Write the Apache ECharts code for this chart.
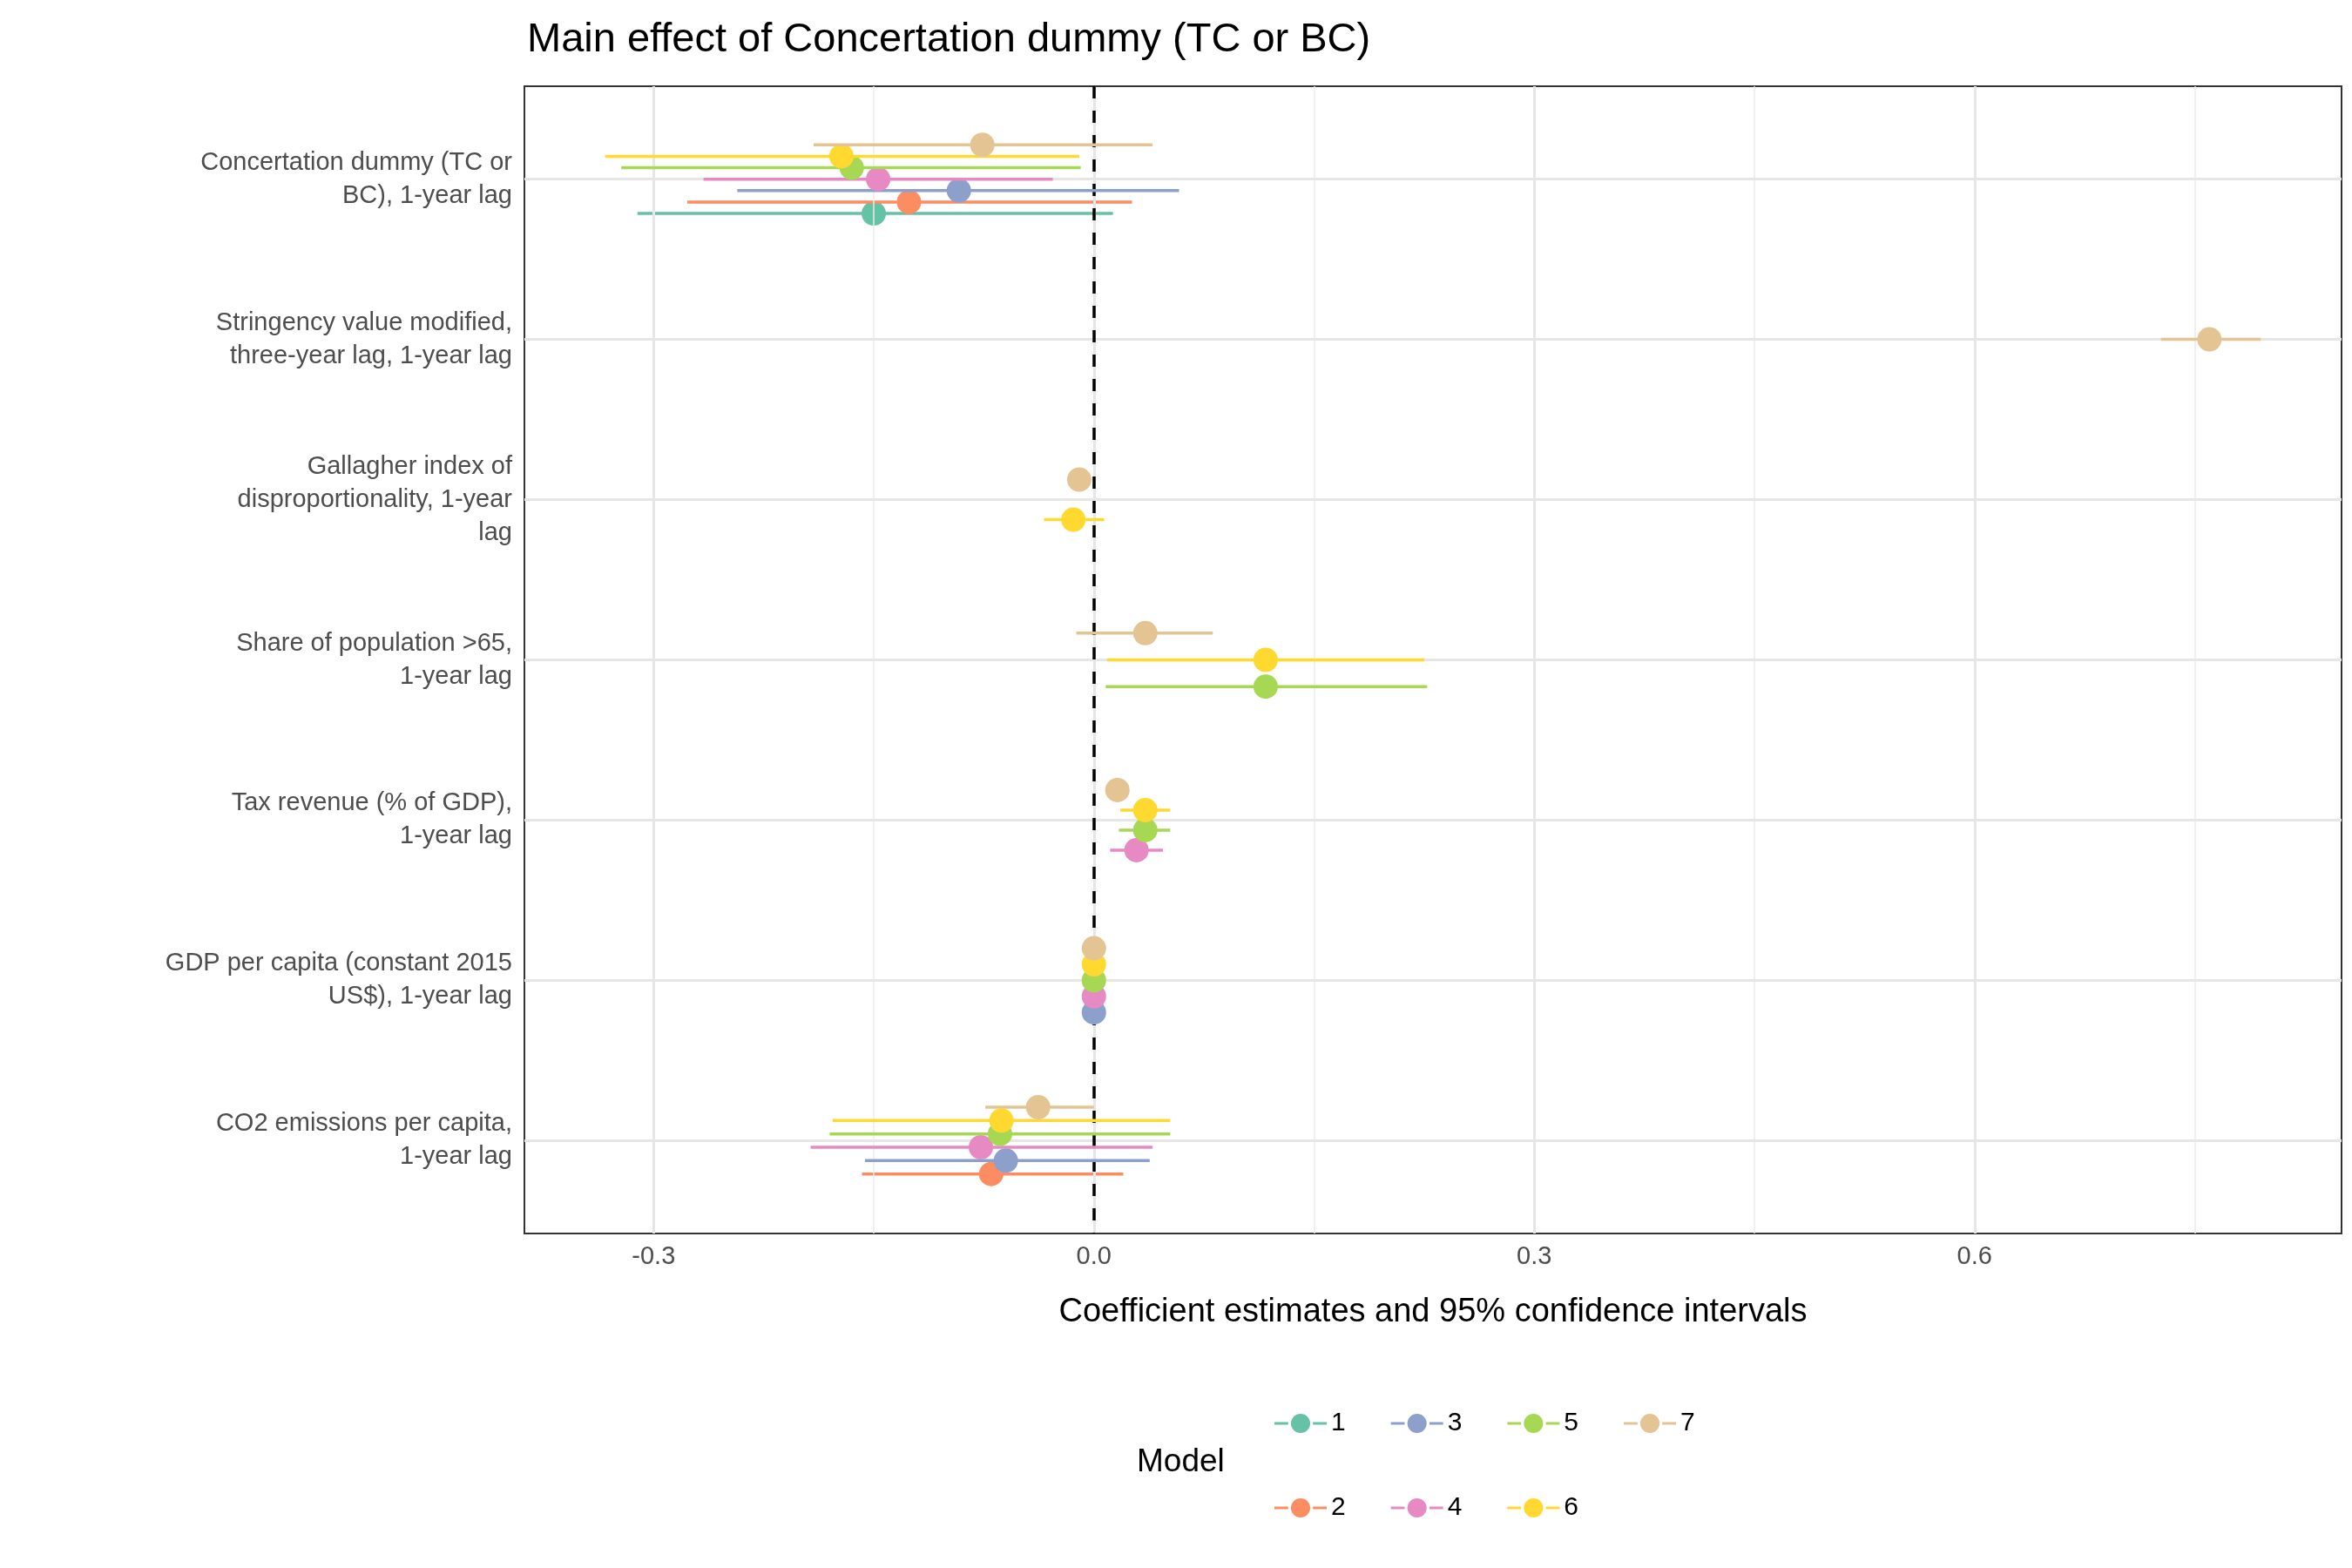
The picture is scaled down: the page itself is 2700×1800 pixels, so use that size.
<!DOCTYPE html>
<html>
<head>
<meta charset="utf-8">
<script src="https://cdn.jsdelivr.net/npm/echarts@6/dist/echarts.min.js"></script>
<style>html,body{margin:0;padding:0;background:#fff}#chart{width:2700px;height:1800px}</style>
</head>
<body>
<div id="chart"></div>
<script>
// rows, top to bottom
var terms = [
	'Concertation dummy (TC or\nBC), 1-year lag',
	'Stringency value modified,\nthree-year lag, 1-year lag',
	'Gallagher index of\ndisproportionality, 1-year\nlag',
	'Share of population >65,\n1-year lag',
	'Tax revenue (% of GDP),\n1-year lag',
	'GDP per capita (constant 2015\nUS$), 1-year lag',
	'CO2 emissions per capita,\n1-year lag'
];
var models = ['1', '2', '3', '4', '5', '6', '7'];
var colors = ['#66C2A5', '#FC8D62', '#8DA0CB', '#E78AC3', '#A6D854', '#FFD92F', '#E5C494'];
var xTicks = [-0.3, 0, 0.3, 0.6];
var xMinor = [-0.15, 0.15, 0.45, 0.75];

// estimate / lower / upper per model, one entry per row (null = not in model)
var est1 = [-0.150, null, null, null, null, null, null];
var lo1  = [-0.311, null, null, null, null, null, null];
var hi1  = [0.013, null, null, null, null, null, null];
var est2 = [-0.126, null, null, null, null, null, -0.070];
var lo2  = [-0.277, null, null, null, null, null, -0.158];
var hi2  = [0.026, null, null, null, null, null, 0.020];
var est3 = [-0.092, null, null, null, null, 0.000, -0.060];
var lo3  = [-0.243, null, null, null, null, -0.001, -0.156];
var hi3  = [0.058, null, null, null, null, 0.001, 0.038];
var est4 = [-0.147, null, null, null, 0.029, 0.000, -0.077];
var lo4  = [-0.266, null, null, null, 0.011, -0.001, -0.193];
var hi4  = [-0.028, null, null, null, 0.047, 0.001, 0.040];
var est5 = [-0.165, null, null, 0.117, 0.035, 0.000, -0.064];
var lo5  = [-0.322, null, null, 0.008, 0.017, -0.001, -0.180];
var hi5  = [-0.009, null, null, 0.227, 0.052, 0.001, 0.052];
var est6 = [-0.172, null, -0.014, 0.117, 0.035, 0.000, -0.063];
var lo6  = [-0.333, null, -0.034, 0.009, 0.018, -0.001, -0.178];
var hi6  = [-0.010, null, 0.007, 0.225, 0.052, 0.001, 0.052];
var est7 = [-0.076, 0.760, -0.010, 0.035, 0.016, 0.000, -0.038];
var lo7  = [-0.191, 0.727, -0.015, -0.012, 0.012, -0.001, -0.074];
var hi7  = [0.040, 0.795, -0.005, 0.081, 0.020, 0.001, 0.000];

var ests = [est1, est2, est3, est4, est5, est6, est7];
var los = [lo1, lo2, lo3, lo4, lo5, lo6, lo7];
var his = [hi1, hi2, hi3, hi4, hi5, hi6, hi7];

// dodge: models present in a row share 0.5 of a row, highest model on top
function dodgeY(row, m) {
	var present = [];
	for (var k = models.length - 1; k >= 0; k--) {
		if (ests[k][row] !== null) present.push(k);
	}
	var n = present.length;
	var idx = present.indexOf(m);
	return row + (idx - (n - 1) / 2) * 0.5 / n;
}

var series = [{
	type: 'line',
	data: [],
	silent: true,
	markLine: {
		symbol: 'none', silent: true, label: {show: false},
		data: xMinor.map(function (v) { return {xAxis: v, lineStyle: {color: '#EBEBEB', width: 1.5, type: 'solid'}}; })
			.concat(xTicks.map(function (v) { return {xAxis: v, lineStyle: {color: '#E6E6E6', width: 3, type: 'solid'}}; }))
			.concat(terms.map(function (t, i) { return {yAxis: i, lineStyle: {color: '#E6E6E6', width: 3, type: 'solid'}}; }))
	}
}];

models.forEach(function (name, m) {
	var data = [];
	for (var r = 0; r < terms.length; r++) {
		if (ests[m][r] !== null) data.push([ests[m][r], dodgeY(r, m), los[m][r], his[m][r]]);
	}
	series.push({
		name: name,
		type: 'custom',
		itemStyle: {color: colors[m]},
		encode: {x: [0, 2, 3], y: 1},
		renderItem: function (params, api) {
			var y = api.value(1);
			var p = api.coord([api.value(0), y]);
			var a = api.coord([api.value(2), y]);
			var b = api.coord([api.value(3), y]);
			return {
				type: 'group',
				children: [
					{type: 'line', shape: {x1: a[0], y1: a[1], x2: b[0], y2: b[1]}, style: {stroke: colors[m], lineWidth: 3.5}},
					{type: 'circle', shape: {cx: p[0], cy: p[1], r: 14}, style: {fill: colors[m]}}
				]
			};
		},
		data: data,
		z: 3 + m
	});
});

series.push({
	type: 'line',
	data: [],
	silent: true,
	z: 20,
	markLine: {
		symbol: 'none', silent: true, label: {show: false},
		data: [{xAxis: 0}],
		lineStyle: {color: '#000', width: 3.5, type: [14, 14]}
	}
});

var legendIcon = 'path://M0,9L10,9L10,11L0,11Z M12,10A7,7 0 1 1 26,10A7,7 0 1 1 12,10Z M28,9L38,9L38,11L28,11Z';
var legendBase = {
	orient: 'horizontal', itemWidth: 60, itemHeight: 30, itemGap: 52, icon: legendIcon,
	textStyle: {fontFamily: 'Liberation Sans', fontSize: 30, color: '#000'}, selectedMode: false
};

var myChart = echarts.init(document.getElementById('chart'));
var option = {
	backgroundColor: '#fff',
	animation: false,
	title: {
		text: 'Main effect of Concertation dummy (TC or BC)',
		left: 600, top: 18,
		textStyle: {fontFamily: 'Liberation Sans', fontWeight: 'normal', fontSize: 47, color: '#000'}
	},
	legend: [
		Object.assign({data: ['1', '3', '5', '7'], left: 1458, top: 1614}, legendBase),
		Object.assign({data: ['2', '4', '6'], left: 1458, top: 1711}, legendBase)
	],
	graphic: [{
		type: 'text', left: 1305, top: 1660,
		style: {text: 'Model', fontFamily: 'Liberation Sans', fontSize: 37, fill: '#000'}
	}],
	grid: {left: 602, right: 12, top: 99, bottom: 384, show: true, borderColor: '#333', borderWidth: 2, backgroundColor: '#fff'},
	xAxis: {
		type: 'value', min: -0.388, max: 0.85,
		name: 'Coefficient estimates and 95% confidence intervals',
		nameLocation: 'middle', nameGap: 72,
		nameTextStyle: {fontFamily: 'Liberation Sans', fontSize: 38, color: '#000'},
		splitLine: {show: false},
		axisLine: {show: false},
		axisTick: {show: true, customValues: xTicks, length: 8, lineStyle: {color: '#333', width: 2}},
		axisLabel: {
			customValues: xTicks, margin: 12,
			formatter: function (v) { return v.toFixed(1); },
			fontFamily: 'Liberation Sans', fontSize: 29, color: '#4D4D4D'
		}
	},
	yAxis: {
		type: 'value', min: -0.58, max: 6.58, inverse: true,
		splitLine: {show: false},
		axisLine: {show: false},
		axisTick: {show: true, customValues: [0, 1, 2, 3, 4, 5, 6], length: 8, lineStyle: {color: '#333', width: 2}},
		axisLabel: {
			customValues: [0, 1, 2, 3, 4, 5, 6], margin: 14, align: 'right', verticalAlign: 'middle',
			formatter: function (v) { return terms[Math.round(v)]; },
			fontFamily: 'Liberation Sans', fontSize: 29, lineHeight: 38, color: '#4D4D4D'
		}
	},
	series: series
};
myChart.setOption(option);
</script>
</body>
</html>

> **DESCRIPTION OF THE TASK**
Only the lines from the start of the material through the line containing "var xMinor = [-0.15, 0.15, 0.45, 0.75];" should be transcribed. Pictures stay out.

> **TASK RESULT**
Write the Apache ECharts code for this chart.
The picture is scaled down: the page itself is 2700×1800 pixels, so use that size.
<!DOCTYPE html>
<html>
<head>
<meta charset="utf-8">
<script src="https://cdn.jsdelivr.net/npm/echarts@6/dist/echarts.min.js"></script>
<style>html,body{margin:0;padding:0;background:#fff}#chart{width:2700px;height:1800px}</style>
</head>
<body>
<div id="chart"></div>
<script>
// rows, top to bottom
var terms = [
	'Concertation dummy (TC or\nBC), 1-year lag',
	'Stringency value modified,\nthree-year lag, 1-year lag',
	'Gallagher index of\ndisproportionality, 1-year\nlag',
	'Share of population >65,\n1-year lag',
	'Tax revenue (% of GDP),\n1-year lag',
	'GDP per capita (constant 2015\nUS$), 1-year lag',
	'CO2 emissions per capita,\n1-year lag'
];
var models = ['1', '2', '3', '4', '5', '6', '7'];
var colors = ['#66C2A5', '#FC8D62', '#8DA0CB', '#E78AC3', '#A6D854', '#FFD92F', '#E5C494'];
var xTicks = [-0.3, 0, 0.3, 0.6];
var xMinor = [-0.15, 0.15, 0.45, 0.75];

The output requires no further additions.